— start of SUPPLIED DATA —
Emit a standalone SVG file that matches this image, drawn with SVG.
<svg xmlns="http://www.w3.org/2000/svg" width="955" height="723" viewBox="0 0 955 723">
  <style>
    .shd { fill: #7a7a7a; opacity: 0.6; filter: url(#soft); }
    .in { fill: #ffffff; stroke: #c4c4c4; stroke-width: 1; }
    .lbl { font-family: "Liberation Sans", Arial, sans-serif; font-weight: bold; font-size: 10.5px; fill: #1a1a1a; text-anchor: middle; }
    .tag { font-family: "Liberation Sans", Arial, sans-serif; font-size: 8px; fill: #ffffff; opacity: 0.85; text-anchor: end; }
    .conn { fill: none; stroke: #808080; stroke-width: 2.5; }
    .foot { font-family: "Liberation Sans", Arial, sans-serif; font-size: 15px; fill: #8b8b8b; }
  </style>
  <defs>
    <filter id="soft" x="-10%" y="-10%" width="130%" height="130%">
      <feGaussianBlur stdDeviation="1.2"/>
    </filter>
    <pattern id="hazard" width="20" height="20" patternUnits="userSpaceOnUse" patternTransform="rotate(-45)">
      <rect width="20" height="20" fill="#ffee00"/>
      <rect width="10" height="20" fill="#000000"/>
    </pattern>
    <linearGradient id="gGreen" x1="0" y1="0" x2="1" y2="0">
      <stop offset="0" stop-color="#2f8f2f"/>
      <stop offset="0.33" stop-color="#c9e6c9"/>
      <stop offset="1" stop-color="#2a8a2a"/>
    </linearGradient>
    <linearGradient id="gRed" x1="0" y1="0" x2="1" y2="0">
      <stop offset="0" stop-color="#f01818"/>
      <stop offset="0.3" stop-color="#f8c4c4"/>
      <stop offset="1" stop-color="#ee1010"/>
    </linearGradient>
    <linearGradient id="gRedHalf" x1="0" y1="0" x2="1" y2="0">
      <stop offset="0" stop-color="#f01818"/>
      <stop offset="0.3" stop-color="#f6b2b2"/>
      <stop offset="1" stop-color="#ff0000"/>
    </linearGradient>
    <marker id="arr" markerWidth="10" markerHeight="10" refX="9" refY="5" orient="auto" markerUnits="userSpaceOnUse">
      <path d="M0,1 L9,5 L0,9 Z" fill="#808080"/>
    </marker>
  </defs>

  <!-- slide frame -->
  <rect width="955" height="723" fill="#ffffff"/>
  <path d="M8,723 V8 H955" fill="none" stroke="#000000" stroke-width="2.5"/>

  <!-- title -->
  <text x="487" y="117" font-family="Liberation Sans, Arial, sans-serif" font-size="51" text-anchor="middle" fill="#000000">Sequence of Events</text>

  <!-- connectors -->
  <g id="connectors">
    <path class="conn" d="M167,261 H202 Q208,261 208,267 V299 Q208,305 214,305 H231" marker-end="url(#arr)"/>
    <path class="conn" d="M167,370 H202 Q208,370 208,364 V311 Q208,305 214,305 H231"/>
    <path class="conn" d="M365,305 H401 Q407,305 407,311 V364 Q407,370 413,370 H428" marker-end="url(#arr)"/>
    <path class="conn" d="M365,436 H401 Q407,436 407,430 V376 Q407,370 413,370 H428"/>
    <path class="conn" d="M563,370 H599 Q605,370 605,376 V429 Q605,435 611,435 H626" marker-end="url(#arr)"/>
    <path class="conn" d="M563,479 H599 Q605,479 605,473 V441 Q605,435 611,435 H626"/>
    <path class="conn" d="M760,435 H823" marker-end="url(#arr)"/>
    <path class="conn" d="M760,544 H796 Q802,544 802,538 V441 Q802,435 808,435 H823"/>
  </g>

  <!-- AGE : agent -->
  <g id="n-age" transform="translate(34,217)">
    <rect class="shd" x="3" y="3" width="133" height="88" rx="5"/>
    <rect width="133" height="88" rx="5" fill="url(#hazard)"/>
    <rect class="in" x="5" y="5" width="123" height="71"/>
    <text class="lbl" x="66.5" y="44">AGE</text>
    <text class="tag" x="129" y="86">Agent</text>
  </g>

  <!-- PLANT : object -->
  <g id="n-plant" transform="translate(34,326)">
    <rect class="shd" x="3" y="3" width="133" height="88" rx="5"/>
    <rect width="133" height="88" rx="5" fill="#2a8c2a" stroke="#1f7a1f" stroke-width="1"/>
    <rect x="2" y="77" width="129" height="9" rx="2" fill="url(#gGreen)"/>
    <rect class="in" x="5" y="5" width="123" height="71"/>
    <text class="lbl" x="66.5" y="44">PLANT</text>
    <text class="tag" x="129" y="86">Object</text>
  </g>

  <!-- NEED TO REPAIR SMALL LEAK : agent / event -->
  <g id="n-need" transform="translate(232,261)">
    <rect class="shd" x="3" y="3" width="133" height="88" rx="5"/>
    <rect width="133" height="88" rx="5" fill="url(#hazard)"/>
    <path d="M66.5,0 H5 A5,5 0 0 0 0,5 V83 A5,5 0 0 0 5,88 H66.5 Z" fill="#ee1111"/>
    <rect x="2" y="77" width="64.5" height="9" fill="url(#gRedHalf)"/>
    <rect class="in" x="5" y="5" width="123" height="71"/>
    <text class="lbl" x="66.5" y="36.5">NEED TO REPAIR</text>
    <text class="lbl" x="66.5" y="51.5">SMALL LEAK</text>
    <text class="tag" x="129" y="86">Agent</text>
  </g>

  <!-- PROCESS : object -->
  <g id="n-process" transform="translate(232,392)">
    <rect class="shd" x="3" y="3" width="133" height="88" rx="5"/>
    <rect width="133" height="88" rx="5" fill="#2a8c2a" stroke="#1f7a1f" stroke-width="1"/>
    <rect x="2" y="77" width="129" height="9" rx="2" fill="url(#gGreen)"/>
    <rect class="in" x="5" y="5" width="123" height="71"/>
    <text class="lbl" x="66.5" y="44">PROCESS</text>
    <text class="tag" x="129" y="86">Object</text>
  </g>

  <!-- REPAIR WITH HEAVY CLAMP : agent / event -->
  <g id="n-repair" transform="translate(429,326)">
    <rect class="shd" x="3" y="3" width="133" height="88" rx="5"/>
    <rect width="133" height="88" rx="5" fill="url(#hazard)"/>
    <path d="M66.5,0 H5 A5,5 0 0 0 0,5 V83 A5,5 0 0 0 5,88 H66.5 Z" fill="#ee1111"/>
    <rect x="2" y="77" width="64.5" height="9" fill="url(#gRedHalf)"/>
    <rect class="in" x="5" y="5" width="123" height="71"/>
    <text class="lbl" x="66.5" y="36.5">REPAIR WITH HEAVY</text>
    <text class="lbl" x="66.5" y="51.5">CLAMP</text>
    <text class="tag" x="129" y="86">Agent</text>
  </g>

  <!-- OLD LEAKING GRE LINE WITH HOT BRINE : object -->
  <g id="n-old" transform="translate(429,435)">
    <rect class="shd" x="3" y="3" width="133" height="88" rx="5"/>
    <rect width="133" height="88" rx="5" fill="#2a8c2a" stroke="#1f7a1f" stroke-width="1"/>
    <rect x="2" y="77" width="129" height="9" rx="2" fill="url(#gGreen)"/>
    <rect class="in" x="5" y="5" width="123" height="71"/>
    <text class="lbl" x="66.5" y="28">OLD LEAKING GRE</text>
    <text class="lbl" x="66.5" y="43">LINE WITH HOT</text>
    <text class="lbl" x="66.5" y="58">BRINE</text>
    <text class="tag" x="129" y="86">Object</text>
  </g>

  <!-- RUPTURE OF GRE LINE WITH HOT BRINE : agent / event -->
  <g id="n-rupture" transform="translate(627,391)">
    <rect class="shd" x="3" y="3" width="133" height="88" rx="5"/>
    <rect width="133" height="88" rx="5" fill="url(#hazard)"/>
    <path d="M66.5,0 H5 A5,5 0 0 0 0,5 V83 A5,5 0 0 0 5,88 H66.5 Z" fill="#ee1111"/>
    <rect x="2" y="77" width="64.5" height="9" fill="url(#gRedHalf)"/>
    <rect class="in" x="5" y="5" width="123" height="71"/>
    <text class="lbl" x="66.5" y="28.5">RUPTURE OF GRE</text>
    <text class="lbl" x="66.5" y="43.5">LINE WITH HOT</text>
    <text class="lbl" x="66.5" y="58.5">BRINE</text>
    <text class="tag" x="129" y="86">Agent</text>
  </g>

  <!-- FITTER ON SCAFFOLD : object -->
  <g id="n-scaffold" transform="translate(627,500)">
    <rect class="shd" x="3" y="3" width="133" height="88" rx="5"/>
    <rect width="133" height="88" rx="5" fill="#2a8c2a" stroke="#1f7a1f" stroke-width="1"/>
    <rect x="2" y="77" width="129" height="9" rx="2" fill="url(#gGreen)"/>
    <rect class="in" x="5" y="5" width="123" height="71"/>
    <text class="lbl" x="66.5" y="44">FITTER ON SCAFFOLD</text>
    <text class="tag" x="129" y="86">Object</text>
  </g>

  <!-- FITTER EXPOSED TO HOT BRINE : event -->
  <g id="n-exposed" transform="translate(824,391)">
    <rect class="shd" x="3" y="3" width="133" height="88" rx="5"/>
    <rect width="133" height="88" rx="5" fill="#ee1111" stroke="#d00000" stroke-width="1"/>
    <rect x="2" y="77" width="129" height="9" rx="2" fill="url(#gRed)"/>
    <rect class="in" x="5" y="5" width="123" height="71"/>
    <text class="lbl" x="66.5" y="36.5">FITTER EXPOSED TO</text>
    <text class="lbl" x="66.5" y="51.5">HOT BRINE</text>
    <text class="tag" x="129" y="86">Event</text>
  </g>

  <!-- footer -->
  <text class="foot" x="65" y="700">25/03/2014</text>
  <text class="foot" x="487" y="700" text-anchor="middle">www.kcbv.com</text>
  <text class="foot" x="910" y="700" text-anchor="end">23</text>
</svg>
— end of SUPPLIED DATA —
— start of SUPPLIED DATA —
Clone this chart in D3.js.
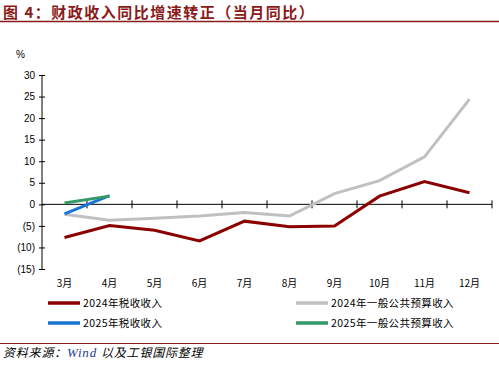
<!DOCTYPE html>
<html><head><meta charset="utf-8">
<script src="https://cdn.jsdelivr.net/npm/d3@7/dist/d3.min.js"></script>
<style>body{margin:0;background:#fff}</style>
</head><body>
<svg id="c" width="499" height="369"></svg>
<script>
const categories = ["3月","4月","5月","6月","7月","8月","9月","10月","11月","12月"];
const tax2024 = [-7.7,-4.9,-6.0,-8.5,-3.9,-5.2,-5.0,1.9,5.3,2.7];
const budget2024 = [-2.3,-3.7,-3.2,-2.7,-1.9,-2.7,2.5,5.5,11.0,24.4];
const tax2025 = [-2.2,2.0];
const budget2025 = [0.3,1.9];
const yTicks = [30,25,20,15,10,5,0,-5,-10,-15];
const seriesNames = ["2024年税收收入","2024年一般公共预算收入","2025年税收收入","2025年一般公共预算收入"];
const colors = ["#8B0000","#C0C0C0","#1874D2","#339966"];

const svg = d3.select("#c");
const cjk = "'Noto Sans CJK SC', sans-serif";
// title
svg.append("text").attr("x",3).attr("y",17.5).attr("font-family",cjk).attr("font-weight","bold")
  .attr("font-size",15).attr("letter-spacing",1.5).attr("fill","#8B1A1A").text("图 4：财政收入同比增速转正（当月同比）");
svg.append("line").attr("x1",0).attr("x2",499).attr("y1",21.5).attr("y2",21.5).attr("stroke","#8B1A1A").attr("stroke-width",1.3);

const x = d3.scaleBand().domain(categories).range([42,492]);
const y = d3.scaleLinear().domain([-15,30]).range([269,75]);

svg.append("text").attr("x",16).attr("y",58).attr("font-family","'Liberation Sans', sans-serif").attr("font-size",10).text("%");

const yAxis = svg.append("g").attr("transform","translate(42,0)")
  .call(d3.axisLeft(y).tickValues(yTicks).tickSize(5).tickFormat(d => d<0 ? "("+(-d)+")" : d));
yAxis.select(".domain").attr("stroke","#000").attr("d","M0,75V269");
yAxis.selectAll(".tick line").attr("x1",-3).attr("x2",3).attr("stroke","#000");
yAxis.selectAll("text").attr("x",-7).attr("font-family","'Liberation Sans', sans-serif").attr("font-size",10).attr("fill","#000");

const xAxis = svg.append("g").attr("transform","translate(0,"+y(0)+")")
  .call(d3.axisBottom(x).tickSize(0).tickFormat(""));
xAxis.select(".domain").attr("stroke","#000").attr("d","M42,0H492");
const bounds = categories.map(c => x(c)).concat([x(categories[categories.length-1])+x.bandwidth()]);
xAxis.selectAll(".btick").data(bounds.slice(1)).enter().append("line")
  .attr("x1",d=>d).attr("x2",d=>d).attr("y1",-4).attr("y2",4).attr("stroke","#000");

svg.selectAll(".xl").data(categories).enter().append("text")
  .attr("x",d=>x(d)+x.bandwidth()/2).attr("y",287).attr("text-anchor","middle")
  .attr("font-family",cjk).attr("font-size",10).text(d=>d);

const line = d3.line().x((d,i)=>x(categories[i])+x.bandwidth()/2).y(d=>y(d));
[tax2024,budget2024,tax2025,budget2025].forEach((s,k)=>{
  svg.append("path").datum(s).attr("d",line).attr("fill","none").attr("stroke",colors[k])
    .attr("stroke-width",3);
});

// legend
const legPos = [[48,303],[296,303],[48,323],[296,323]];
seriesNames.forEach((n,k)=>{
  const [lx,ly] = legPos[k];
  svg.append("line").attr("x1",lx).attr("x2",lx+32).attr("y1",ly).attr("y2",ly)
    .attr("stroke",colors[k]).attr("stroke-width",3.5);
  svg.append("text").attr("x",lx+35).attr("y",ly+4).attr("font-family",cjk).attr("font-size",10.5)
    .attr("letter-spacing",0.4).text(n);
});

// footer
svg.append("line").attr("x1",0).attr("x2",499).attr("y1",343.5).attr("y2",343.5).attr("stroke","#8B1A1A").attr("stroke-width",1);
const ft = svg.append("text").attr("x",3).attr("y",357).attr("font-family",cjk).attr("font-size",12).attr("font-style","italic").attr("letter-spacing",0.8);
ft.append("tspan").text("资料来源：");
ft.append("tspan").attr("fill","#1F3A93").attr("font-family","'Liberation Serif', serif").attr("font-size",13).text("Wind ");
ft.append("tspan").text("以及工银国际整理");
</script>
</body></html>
— end of SUPPLIED DATA —
— start of SUPPLIED DATA —
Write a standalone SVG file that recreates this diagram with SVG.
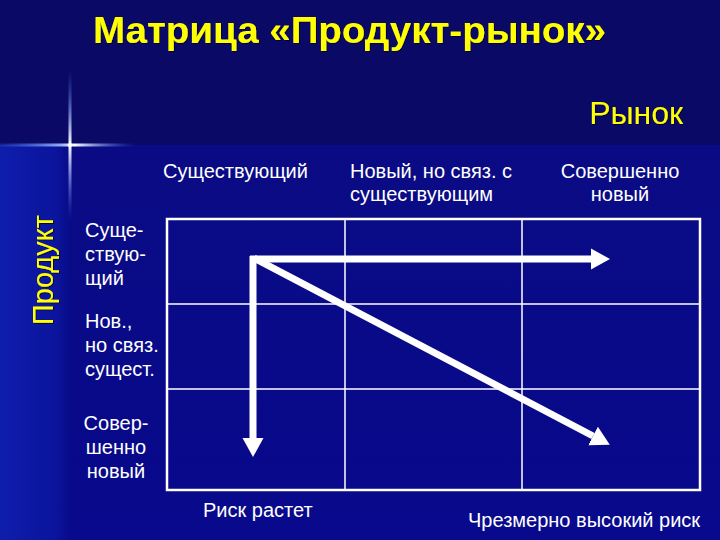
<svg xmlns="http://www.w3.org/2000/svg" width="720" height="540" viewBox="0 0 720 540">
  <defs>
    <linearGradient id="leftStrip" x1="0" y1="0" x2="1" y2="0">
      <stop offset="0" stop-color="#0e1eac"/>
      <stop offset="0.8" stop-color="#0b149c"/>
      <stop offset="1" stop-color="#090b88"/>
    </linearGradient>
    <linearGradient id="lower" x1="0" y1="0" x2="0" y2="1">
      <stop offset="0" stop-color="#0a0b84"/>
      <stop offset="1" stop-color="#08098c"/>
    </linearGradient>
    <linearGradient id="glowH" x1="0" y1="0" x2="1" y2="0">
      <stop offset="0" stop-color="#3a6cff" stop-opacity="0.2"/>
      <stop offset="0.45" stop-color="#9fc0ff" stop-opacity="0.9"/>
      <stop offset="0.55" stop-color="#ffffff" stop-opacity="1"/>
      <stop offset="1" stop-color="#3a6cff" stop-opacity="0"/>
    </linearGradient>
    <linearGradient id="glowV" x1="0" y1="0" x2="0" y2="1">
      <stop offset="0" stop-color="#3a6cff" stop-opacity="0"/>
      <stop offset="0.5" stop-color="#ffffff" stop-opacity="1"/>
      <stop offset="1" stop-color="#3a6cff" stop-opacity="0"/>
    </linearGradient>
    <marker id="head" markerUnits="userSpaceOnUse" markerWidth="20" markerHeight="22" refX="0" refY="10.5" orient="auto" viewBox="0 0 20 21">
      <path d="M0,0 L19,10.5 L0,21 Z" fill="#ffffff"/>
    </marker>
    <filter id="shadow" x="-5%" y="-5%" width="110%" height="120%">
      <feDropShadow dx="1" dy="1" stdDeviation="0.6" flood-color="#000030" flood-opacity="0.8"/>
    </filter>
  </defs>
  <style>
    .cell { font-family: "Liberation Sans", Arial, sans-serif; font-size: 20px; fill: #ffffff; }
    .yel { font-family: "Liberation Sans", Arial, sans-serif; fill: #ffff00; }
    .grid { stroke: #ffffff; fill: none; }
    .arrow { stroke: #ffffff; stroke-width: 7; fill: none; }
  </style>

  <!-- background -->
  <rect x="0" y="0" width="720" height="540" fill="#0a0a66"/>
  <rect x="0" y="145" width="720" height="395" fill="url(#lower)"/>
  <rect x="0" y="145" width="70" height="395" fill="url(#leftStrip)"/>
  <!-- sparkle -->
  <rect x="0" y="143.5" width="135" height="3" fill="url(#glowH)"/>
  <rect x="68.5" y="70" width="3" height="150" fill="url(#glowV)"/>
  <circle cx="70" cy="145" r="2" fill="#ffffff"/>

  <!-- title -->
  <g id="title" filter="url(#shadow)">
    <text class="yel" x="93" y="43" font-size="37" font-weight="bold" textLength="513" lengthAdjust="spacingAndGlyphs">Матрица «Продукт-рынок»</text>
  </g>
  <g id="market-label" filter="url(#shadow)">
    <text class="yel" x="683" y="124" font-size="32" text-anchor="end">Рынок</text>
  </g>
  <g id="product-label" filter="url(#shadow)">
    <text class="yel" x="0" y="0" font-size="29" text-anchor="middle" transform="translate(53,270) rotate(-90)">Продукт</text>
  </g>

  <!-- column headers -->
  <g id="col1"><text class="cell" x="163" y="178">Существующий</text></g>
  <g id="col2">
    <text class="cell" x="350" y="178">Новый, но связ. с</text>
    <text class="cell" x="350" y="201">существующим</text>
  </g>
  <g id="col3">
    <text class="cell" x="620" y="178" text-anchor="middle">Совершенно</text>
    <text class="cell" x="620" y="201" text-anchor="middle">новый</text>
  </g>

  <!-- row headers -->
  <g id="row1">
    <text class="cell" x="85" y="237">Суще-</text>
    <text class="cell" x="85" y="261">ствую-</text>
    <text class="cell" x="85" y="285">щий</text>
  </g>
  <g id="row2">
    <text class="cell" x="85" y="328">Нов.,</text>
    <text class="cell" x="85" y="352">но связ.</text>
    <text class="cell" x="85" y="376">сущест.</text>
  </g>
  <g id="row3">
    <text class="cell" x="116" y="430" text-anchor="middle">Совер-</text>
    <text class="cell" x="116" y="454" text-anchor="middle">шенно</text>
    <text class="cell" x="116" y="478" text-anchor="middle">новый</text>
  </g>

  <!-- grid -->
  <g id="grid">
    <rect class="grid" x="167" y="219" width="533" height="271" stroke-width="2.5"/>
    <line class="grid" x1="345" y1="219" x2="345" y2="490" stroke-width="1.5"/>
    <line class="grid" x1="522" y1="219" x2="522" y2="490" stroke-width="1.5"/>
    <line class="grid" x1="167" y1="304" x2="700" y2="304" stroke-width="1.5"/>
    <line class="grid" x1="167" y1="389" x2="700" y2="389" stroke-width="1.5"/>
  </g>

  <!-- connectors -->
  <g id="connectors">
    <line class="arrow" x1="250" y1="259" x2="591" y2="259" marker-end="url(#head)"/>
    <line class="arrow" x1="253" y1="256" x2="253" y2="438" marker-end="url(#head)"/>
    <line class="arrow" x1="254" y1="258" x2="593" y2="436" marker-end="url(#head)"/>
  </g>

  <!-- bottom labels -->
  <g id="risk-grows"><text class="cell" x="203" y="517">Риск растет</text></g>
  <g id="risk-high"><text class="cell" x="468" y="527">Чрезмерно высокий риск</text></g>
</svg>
— end of SUPPLIED DATA —
-- YOUR INSTRUCTIONS --
Where a line contains the string "file", extract that line.

-- WRITTEN RESPONSE --
Emit a standalone SVG file that matches this image, drawn with SVG.
Write a standalone SVG file that recreates this diagram with SVG.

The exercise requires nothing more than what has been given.